The disruption is rarely abstract. It tends to arrive as a specific moment: a reaction you had that surprised you, something your child said that you recognised from somewhere, a disagreement with your partner that felt like it was about logistics but was actually about something older and harder to name.
These moments are useful. They are the surface of something worth looking at.
The question underneath most family conflicts about values is not "who is right." It is "where did this come from?" That is a different kind of question, and most people do not ask it because it requires sitting with a degree of uncertainty about yourself that is uncomfortable.
Values are not chosen in a vacuum. They are assembled over years from family of origin, from culture, from what was modelled, rewarded, silenced. By the time you are building a family of your own, most of what you believe is already in place, running in the background, shaping your reactions before you have time to think about them.
This is not a problem to solve. It is a condition to understand.
The issue is not that you carry inherited values. Everyone does. The issue is carrying them without knowing which ones they are, without ever deciding which you would keep and which you would put down if the choice were actually conscious.
There is a specific conversation worth having, and most couples have not had it. Not the version about what you want your children to become, but the one about what you are already teaching them, right now, without intending to.

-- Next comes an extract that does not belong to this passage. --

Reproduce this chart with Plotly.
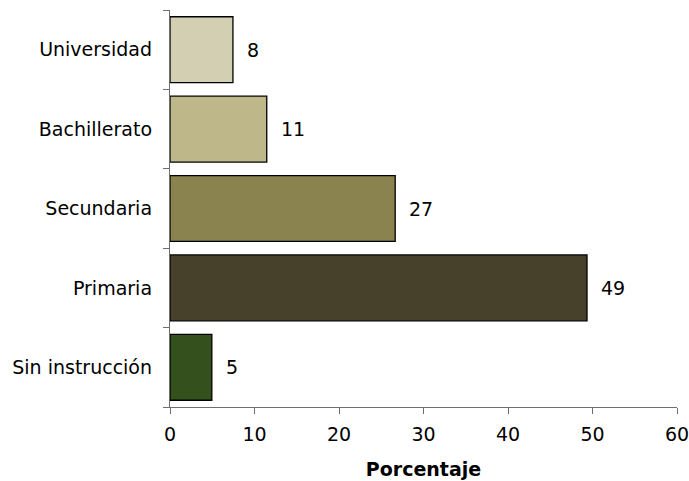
import plotly.graph_objects as go

categories = ["Universidad", "Bachillerato", "Secundaria", "Primaria", "Sin instrucción"]
values = [7.45, 11.45, 26.65, 49.35, 4.95]
labels = ["8", "11", "27", "49", "5"]
colors = ["#D3CFB2", "#BDB78A", "#8A8350", "#47402A", "#34501C"]
x_ticks = [0, 10, 20, 30, 40, 50, 60]

FONT = "DejaVu Sans"
FS = 19

fig = go.Figure()
fig.add_trace(go.Bar(
    y=categories, x=values, orientation="h",
    marker=dict(color=colors, line=dict(color="#000000", width=1.3)),
    hoverinfo="skip",
))
for c, v, t in zip(categories, values, labels):
    fig.add_annotation(x=v, y=c, text=t, showarrow=False, xanchor="left",
                       xshift=12, font=dict(family=FONT, size=FS, color="#000000"))

fig.update_layout(
    width=689, height=481,
    margin=dict(l=170, r=12, t=10, b=74),
    paper_bgcolor="white", plot_bgcolor="white",
    showlegend=False,
    bargap=0.17,
    font=dict(family=FONT, size=FS, color="#000000"),
    xaxis=dict(range=[0, 60], tickvals=x_ticks, showgrid=False, zeroline=False,
               automargin=False, ticklabeloverflow="allow",
               showline=True, linecolor="#6e6e6e", linewidth=1.3,
               ticks="outside", ticklen=6, tickcolor="#6e6e6e", tickwidth=1.3,
               ticklabelstandoff=4,
               title=dict(text="<b>Porcentaje</b>", font=dict(family=FONT, size=19), standoff=18),
               tickfont=dict(family=FONT, size=FS)),
    yaxis=dict(categoryorder="array", categoryarray=categories[::-1],
               automargin=False,
               showgrid=False, zeroline=False, showline=True, linecolor="#6e6e6e", linewidth=1.3,
               ticks="outside", ticklen=6, tickcolor="#6e6e6e", tickwidth=1.3,
               tickson="boundaries", ticklabelstandoff=13,
               tickfont=dict(family=FONT, size=FS)),
)
fig.write_html("out.html")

It starts with a different kind of noticing. What do your children see in how you and your partner handle disagreement? What model of fairness are they absorbing from how tasks get divided, how decisions get made, whose time is treated as more negotiable? What does a girl in your house learn about what is expected of her, and does she learn something different from what a boy learns?
These are not comfortable questions. They are not meant to be.

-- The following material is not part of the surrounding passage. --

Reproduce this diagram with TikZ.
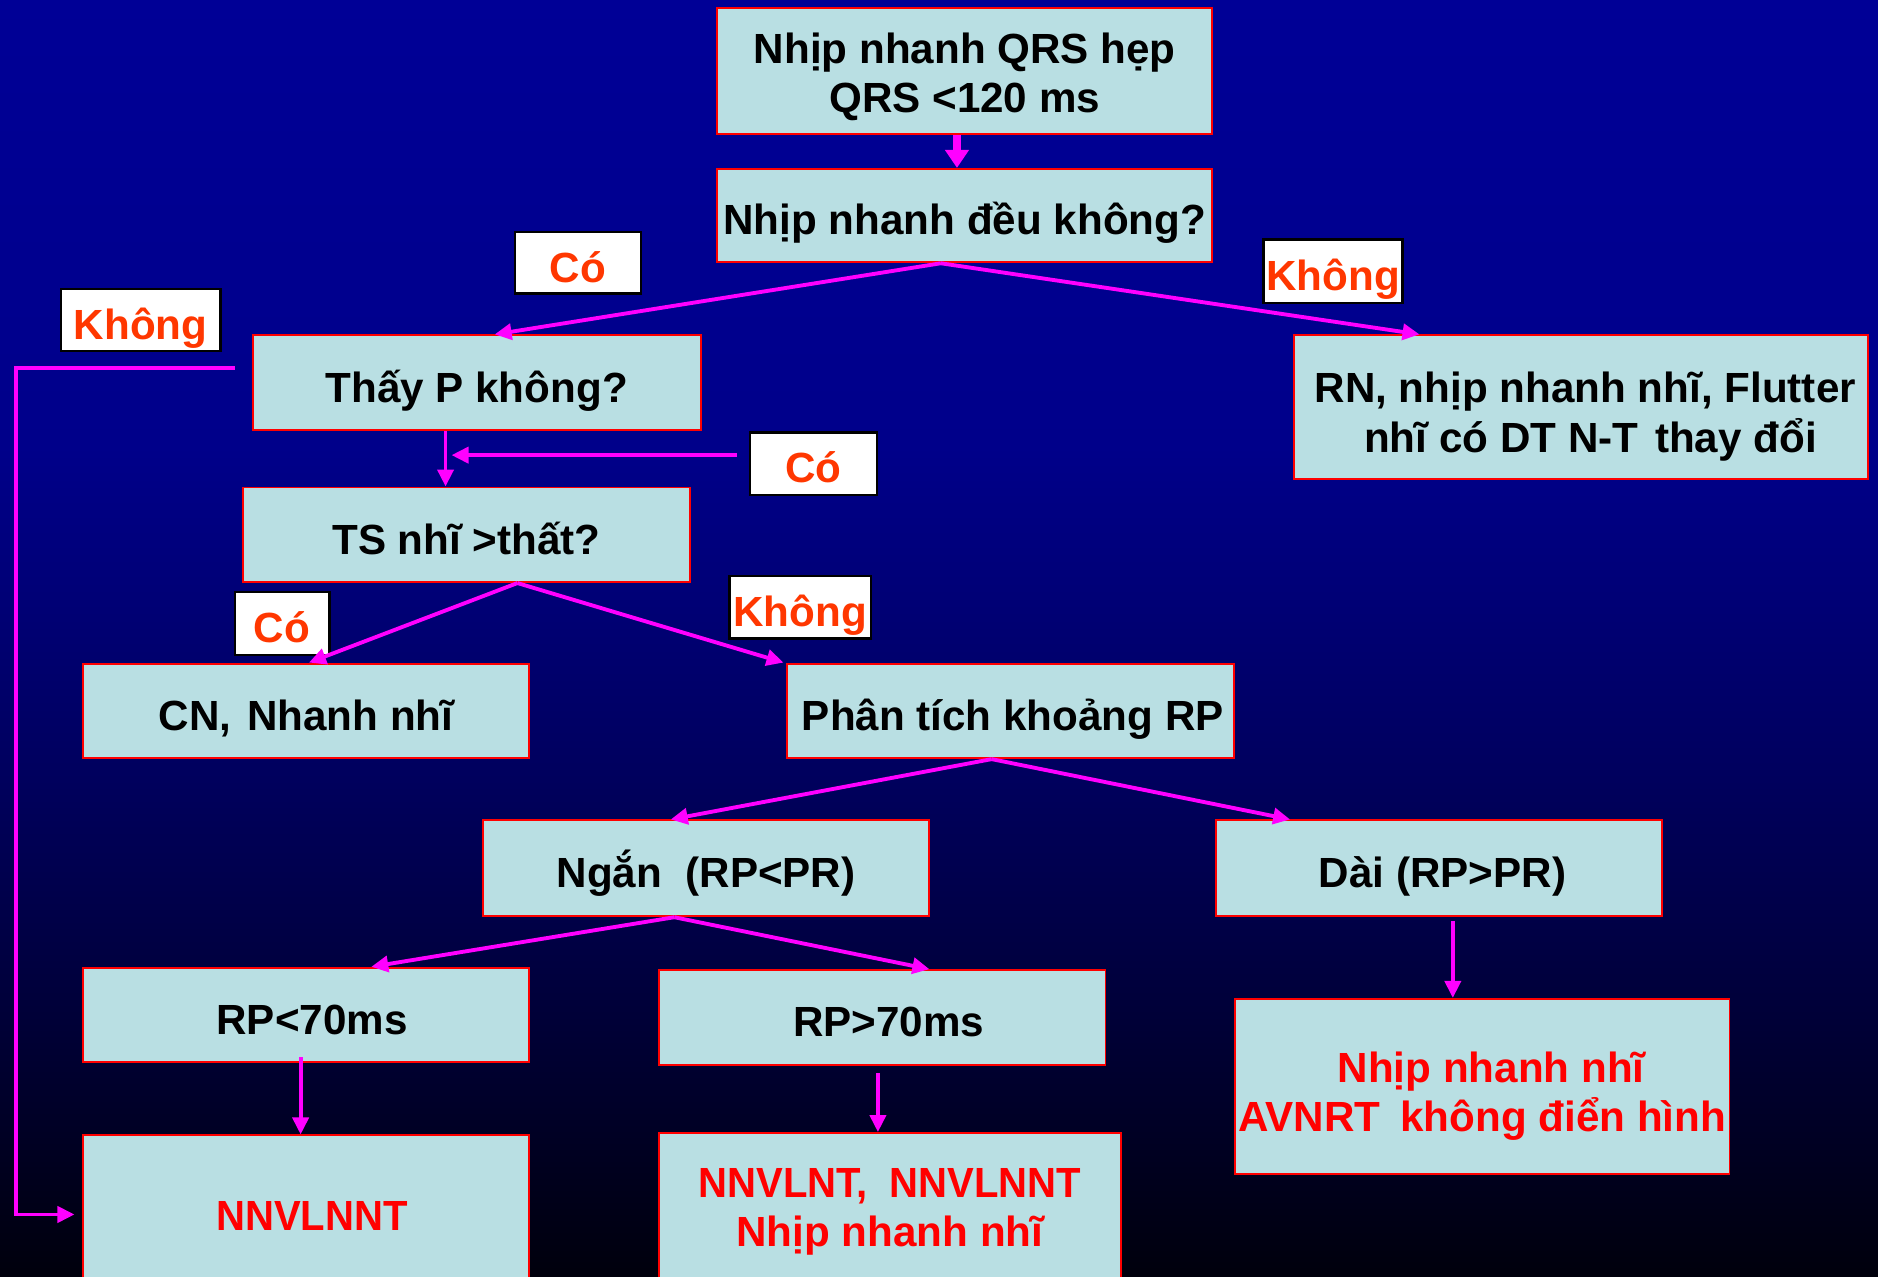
\documentclass[tikz,border=0pt]{standalone}
\usepackage{fontspec}
\setmainfont{Liberation Sans}
\usetikzlibrary{arrows.meta,calc}

\definecolor{bgtop}{RGB}{0,0,150}
\definecolor{bgmidA}{RGB}{0,0,138}
\definecolor{bgmidB}{RGB}{0,0,95}
\definecolor{bgmidC}{RGB}{0,0,55}
\definecolor{bgbot}{RGB}{0,0,12}
\definecolor{boxfill}{RGB}{185,223,227}
\definecolor{boxred}{RGB}{255,0,0}
\definecolor{labred}{RGB}{255,55,0}
\definecolor{arrmag}{RGB}{255,0,255}

% background: navy fading to black towards the bottom
\pgfdeclareverticalshading{bgshade}{100bp}{%
  color(0bp)=(bgbot); color(25bp)=(bgbot); color(35bp)=(bgmidC);
  color(45bp)=(bgmidB); color(57.5bp)=(bgmidA); color(75bp)=(bgtop);
  color(100bp)=(bgtop)}

\newcommand{\pxu}{0.023954cm}
% fixed line box so every single-line text sits at the same height in its box
\newcommand{\topstrut}{\rule{0pt}{1.13em}}
\newcommand{\botstrut}{\rule[-0.21em]{0pt}{0pt}}
% height of the first line in two-line boxes
\newcommand{\firstline}[1]{\rule{0pt}{#1em}}
\newcommand{\narrowcaps}[1]{\scalebox{0.95}[1]{#1}}

\tikzset{
  txt/.style={font=\bfseries\fontsize{24}{28}\selectfont,
    execute at begin node=\topstrut, execute at end node=\botstrut},
  box/.style={txt, draw=boxred, fill=boxfill, line width=1.1pt, inner sep=0pt,
    align=center, text=black},
  endbox/.style={box, text=boxred},
  lab/.style={txt, draw=black, fill=white, line width=1.3pt, inner sep=0pt,
    text=labred},
  arr/.style={draw=arrmag, line width=2.2pt,
    -{Triangle[length=0.34cm,width=0.32cm]}},
}

\begin{document}
\begin{tikzpicture}[x=\pxu, y=-\pxu]
\useasboundingbox (0,0) rectangle (1568,1066);
\shade[shading=bgshade] (0,0) rectangle (1568,1066);

% decision and result boxes
\node[box, minimum width=413*\pxu, minimum height=105*\pxu] (qrs) at (805.5,59.5)
  {\firstline{1.01}Nhịp nhanh QRS hẹp\\QRS <120 ms};
\node[box, minimum width=413*\pxu, minimum height=78*\pxu] (reg) at (805.5,180)
  {Nhịp nhanh đều không?};
\node[box, minimum width=374*\pxu, minimum height=79*\pxu] (seep) at (398,319.5)
  {Thấy P không?};
\node[box, minimum width=480*\pxu, minimum height=120*\pxu] (rn) at (1320,340)
  {\hspace{0.17cm}\firstline{1.17}RN, nhịp nhanh nhĩ, Flutter\\
   \hspace{0.38cm}nhĩ có DT N-T\hspace{0.12em} thay đổi};
\node[box, minimum width=373*\pxu, minimum height=79*\pxu] (ts) at (389.5,446.5)
  {TS nhĩ >thất?};
\node[box, minimum width=373*\pxu, minimum height=79*\pxu] (cn) at (255.5,593.5)
  {CN,\hspace{0.1em} Nhanh nhĩ};
\node[box, minimum width=373*\pxu, minimum height=79*\pxu] (rp) at (843.5,593.5)
  {\hspace{0.1cm}Phân tích khoảng RP};
\node[box, minimum width=373*\pxu, minimum height=80*\pxu] (short) at (589.5,725)
  {Ngắn\ \ (RP<PR)};
\node[box, minimum width=373*\pxu, minimum height=80*\pxu] (long) at (1201.5,725)
  {\hspace{0.14cm}Dài (RP>PR)};
\node[box, minimum width=373*\pxu, minimum height=79*\pxu] (lt) at (255.5,847.5)
  {\hspace{0.24cm}RP<70ms};
\node[box, minimum width=373*\pxu, minimum height=79*\pxu] (gt) at (736.5,849.5)
  {\hspace{0.26cm}RP>70ms};
\node[endbox, minimum width=373*\pxu, minimum height=126*\pxu] (nn1) at (255.5,1011)
  {\hspace{0.24cm}\narrowcaps{NNVLNNT}};
\node[endbox, minimum width=386*\pxu, minimum height=124*\pxu] (nn2) at (743,1008)
  {\firstline{0.89}\narrowcaps{NNVLNT,\ \ NNVLNNT}\\Nhịp nhanh nhĩ};
\node[endbox, minimum width=413*\pxu, minimum height=146*\pxu] (avn) at (1237.5,907)
  {\hspace{0.36cm}\firstline{1.2}Nhịp nhanh nhĩ\\AVNRT\hspace{0.2em} không điển hình};

% yes / no labels
\node[lab, minimum width=105*\pxu, minimum height=51*\pxu] (co1) at (482.5,219.5) {Có};
\node[lab, minimum width=116*\pxu, minimum height=53*\pxu] (kh1) at (1113,226.5) {Không};
\node[lab, minimum width=133*\pxu, minimum height=52*\pxu] (kh2) at (117.5,267) {Không};
\node[lab, minimum width=106*\pxu, minimum height=52*\pxu] (co2) at (679,387) {Có};
\node[lab, minimum width=79*\pxu, minimum height=53*\pxu] (co3) at (235.5,520.5) {Có};
\node[lab, minimum width=118*\pxu, minimum height=52*\pxu] (kh3) at (668,507) {Không};

% connectors
\draw[arr, line width=4.6pt, -{Triangle[length=0.36cm,width=0.46cm]}]
  ([xshift=-6.5*\pxu]qrs.south) -- ([xshift=-6.5*\pxu]reg.north);

\coordinate (regb) at ([xshift=-20*\pxu]reg.south);
\draw[arr] (regb) -- ([xshift=15*\pxu]seep.north);
\draw[arr] (regb) -- ([xshift=106*\pxu]rn.north west);

\coordinate (pdown) at ([xshift=-26*\pxu]seep.south);
\draw[arr] (pdown) -- (pdown |- ts.north);
\draw[arr] ([xshift=-10*\pxu, yshift=7*\pxu]co2.west)
  -- ([xshift=5*\pxu, yshift=7*\pxu]co2.west -| pdown);

\coordinate (loopc) at (13,307);
\draw[arr] ([xshift=-14*\pxu, yshift=12.5*\pxu]seep.west) -- (loopc)
  |- ([xshift=-6*\pxu, yshift=-3*\pxu]nn1.west);

\coordinate (tsb) at ([xshift=42.5*\pxu]ts.south);
\draw[arr] (tsb) -- ([xshift=2.5*\pxu]cn.north);
\draw[arr] (tsb) -- ([xshift=-2*\pxu]rp.north west);

\coordinate (rpb) at ([xshift=-15.5*\pxu]rp.south);
\draw[arr] (rpb) -- ([xshift=-29.5*\pxu]short.north);
\draw[arr] (rpb) -- ([xshift=63*\pxu]long.north west);

\coordinate (shb) at ([xshift=-26.5*\pxu]short.south);
\draw[arr] (shb) -- ([xshift=54.5*\pxu]lt.north);
\draw[arr] (shb) -- ([xshift=39.5*\pxu]gt.north);

\draw[arr] ([xshift=-4.5*\pxu, yshift=5*\pxu]lt.south)
  -- ([xshift=-4.5*\pxu]lt.south |- nn1.north);
\draw[arr] ([xshift=-3.5*\pxu, yshift=-6*\pxu]gt.south)
  -- ([xshift=-3.5*\pxu]gt.south |- nn2.north);
\draw[arr] ([xshift=11.5*\pxu, yshift=-3*\pxu]long.south)
  -- ([xshift=11.5*\pxu]long.south |- avn.north);
\end{tikzpicture}
\end{document}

The values conversation worth having is not about what you believe. It is about what your daily behaviour is actually teaching.
Where to start is simple, even if what follows is not. Pick one pattern, one recurring dynamic in how you operate as a family, and ask together: where does this come from? Did we choose this, or did it arrive with us? If we were starting from scratch, would we build it the same way?
The point is not to dismantle everything. Most of what gets inherited is fine, or good enough, or carrying something worth keeping. But some of it does not serve the people you are raising. Some of it belongs to a version of the world that has shifted, or that was never fair to begin with.
The families who pass on something genuinely useful are not the ones with the most coherent values. They are the ones willing to look at their values as something provisional, something that can be questioned, something that belongs to them rather than something they belong to.
That shift, from inheriting values to owning them, is small in concept and significant in practice. It is also, most of the time, a conversation that never happens. Not because it is too hard, but because no one thought to ask.